Nessa linha, a construção partidária foi concebida e implementada “em funcionalidade com a política, derivada dela, e também com uma linha de estruturação ideológica, organizativa e material bem definida”.
Os resultados são inquestionavelmente expressivos, tanto na ampliação da influência e da autoridade política do Partido, como no domínio das peculiaridades da formação econômica, social, política, cultural e histórica da sociedade brasileira, na expansão de suas fileiras militantes, da sua presença em múltiplas frentes de luta e dos seus vínculos políticos e orgânicos com os trabalhadores e as massas populares.

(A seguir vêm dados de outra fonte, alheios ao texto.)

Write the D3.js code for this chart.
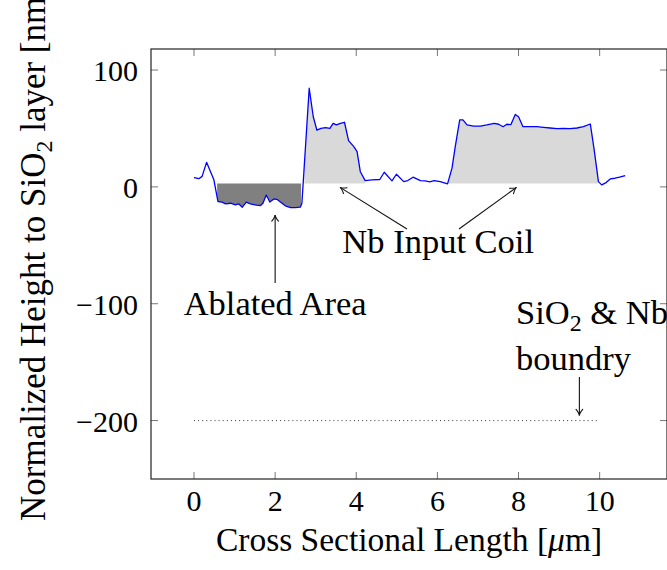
<!DOCTYPE html>
<html>
<head>
<meta charset="utf-8">
<script src="https://cdn.jsdelivr.net/npm/d3@7"></script>
<style>
  html, body { margin: 0; padding: 0; background: #fff; }
  svg text { font-family: "Liberation Serif", "Times New Roman", serif; fill: #000; }
</style>
</head>
<body>
<svg id="chart" width="667" height="570"></svg>
<script>
// Surface profile across the sample (position in µm, height in nm)
const positions = [0.00, 0.12, 0.20, 0.31, 0.49, 0.59, 0.69, 0.78, 0.90, 1.02, 1.10, 1.19, 1.29, 1.39, 1.54, 1.64, 1.70, 1.78, 1.87, 1.97, 2.06, 2.13, 2.25, 2.38, 2.50, 2.62, 2.66, 2.84, 2.94, 3.03, 3.13, 3.24, 3.35, 3.43, 3.51, 3.61, 3.71, 3.81, 3.94, 4.02, 4.10, 4.22, 4.39, 4.58, 4.69, 4.88, 4.99, 5.17, 5.27, 5.40, 5.58, 5.70, 5.81, 5.92, 6.07, 6.25, 6.36, 6.44, 6.55, 6.63, 6.73, 6.89, 7.06, 7.22, 7.40, 7.51, 7.62, 7.71, 7.81, 7.92, 8.00, 8.11, 8.29, 8.45, 8.62, 8.78, 8.95, 9.11, 9.27, 9.44, 9.60, 9.77, 9.86, 9.97, 10.05, 10.16, 10.26, 10.38, 10.49, 10.63];
const heights = [8, 7, 9, 21, 6, -12.5, -13, -14.5, -14, -15.4, -14.5, -17.4, -13, -14.5, -15.7, -16, -14, -7, -13, -10.3, -11, -13, -16.2, -17.7, -17.7, -17.4, -14, 84.4, 60, 48.5, 50, 50.7, 50, 54.4, 53, 54.4, 55.3, 39.6, 34.4, 30.2, 13, 5.4, 6, 6.3, 12.5, 5.1, 10.8, 4.5, 5.4, 8.3, 5.4, 5.1, 4.3, 5.4, 4.5, 2.6, 16, 34.4, 57.3, 57.3, 53, 52, 52, 53, 54.4, 53.6, 51.5, 53.6, 53.2, 62, 60, 51.5, 51.5, 51.5, 51, 50.4, 49.8, 50, 49.8, 50.4, 51.5, 53.8, 33, 4.5, 1.7, 3.7, 6.8, 7.4, 8.3, 9.7];

// Shaded regions, filled between the profile and the reference level
const fillBase = 3;
const ablatedSpan = [0.57, 2.64];
const coilSpans = [[2.72, 4.22], [6.25, 9.97]];

// SiO2 / Nb boundary level and its extent
const boundaryLevel = -200;
const boundarySpan = [0, 10];

// Axis ticks
const xTicks = [0, 2, 4, 6, 8, 10];
const yTicks = [100, 0, -100, -200];

const svg = d3.select("#chart");
const plotL = 151, plotR = 667, plotT = 49, plotB = 479;

const x = d3.scaleLinear().domain([-1.06, 11.66]).range([plotL, plotR]);
const y = d3.scaleLinear().domain([-250, 118]).range([plotB, plotT]);

const profile = positions.map((p, i) => ({ x: p, y: heights[i] }));
const interp = d3.scaleLinear().domain(positions).range(heights);

function spanPoints([a, b]) {
  const pts = [{ x: a, y: interp(a) }];
  profile.forEach(d => { if (d.x > a && d.x < b) pts.push(d); });
  pts.push({ x: b, y: interp(b) });
  return pts;
}

const area = d3.area().x(d => x(d.x)).y0(y(fillBase)).y1(d => y(d.y));

// Fills
svg.append("path").attr("d", area(spanPoints(ablatedSpan))).attr("fill", "#808080");
coilSpans.forEach(s => {
  svg.append("path").attr("d", area(spanPoints(s))).attr("fill", "#d9d9d9");
});

// Profile line
const line = d3.line().x(d => x(d.x)).y(d => y(d.y));
svg.append("path").attr("d", line(profile))
  .attr("fill", "none").attr("stroke", "#0000ff").attr("stroke-width", 1.3)
  .attr("stroke-linejoin", "round");

// Boundary (dotted)
svg.append("line")
  .attr("x1", x(boundarySpan[0])).attr("x2", x(boundarySpan[1]))
  .attr("y1", y(boundaryLevel)).attr("y2", y(boundaryLevel))
  .attr("stroke", "#222").attr("stroke-width", 0.9).attr("stroke-dasharray", "1 3.1");

// Frame and ticks
const tickLen = 7;
const tickG = svg.append("g").attr("stroke", "#777").attr("stroke-width", 1);
xTicks.forEach(t => {
  tickG.append("line").attr("x1", x(t)).attr("x2", x(t)).attr("y1", plotB).attr("y2", plotB - tickLen);
  tickG.append("line").attr("x1", x(t)).attr("x2", x(t)).attr("y1", plotT).attr("y2", plotT + tickLen);
});
yTicks.forEach(t => {
  tickG.append("line").attr("x1", plotL).attr("x2", plotL + tickLen).attr("y1", y(t)).attr("y2", y(t));
  tickG.append("line").attr("x1", plotR).attr("x2", plotR - tickLen).attr("y1", y(t)).attr("y2", y(t));
});
svg.append("rect").attr("x", plotL).attr("y", plotT)
  .attr("width", plotR - plotL).attr("height", plotB - plotT)
  .attr("fill", "none").attr("stroke", "#222").attr("stroke-width", 1.2);

// Tick labels
const fmt = v => (v < 0 ? "\u2212" + Math.abs(v) : String(v));
xTicks.forEach(t => {
  svg.append("text").attr("x", x(t)).attr("y", 511).attr("text-anchor", "middle")
    .attr("font-size", 30).text(fmt(t));
});
yTicks.forEach(t => {
  svg.append("text").attr("x", 138).attr("y", y(t) + 11).attr("text-anchor", "end")
    .attr("font-size", 30).text(fmt(t));
});

// Axis titles
const xt = svg.append("text").attr("x", (plotL + plotR) / 2).attr("y", 551)
  .attr("text-anchor", "middle").attr("font-size", 33.5);
xt.append("tspan").text("Cross Sectional Length [");
xt.append("tspan").attr("font-style", "italic").text("\u03bc");
xt.append("tspan").text("m]");

const yt = svg.append("text")
  .attr("transform", "translate(45,521) rotate(-90)")
  .attr("font-size", 35);
yt.append("tspan").text("Normalized Height to SiO");
yt.append("tspan").attr("font-size", 24).attr("dy", 7).text("2");
yt.append("tspan").attr("dy", -7).text(" layer [nm]");

// Arrows
function arrow(x1, y1, x2, y2) {
  const g = svg.append("g").attr("stroke", "#111").attr("stroke-width", 1.1).attr("fill", "none");
  g.append("line").attr("x1", x1).attr("y1", y1).attr("x2", x2).attr("y2", y2);
  const ang = Math.atan2(y2 - y1, x2 - x1), L = 7, w = 0.5;
  const p1 = [x2 - L * Math.cos(ang - w), y2 - L * Math.sin(ang - w)];
  const p2 = [x2 - L * Math.cos(ang + w), y2 - L * Math.sin(ang + w)];
  const c = [x2 - 2 * Math.cos(ang), y2 - 2 * Math.sin(ang)];
  g.append("path").attr("d", `M${p1[0]},${p1[1]} Q${c[0]},${c[1]} ${x2},${y2} Q${c[0]},${c[1]} ${p2[0]},${p2[1]}`)
    .attr("stroke-linecap", "round");
}

// Annotations
const annSize = 34.5;
svg.append("text").attr("x", x(2)).attr("y", 315).attr("text-anchor", "middle")
  .attr("font-size", annSize).text("Ablated Area");
arrow(x(2), 283, x(2), 215);

svg.append("text").attr("x", x(6.02)).attr("y", 253).attr("text-anchor", "middle")
  .attr("font-size", annSize).text("Nb Input Coil");
arrow(407, 229, x(3.6), y(0) + 0.5);
arrow(459, 229, x(7.95), y(0) + 0.5);

const sio = svg.append("text").attr("x", 516).attr("y", 324).attr("font-size", annSize);
sio.append("tspan").text("SiO");
sio.append("tspan").attr("font-size", 24).attr("dy", 7).text("2");
sio.append("tspan").attr("dy", -7).text(" & Nb");
svg.append("text").attr("x", 516).attr("y", 370).attr("font-size", annSize).text("boundry");
arrow(x(9.5), 377, x(9.5), y(boundaryLevel) - 5);
</script>
</body>
</html>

Isto sem descuidar das vissitudes inerentes às singularidades atuais da luta política e da inserção do Partido nela, que se refletem, em certa medida, “na forma de liberalismo que afrouxa compromissos, pragmatismo que leva a perder de vista os objetivos permanentes em prol do imediato; no corporativismo, que limita os horizontes de formulação de um pensamento político” e também, em igual medida, “no dogmatismo, que leva a uma postura defensiva frente às mudanças.”
Postas essas considerações, a opção estratégica e tática do PCdoB, assim como sua linha de construção partidária, na atualidade, longe de significar concessão, é verdadeiramente, ato de ousadia. O PCdoB não se intimida e trava a luta de classes nas diversas esferas em que se apresenta, sem recusar nenhuma delas a título de se preservar (sic) contra influências ideológicas perniciosas; antes arrostando-as com destemor, descortino e autoconfiança. Trava a luta no nível em que ela se coloca, explorando toda a radicalidade que ela encerra. Afirma, assim, na contemporaneidade, o seu caráter leninista.
* Luciano Siqueira é Militante do PCdoB em Pernambuco e membro do Comitê Central.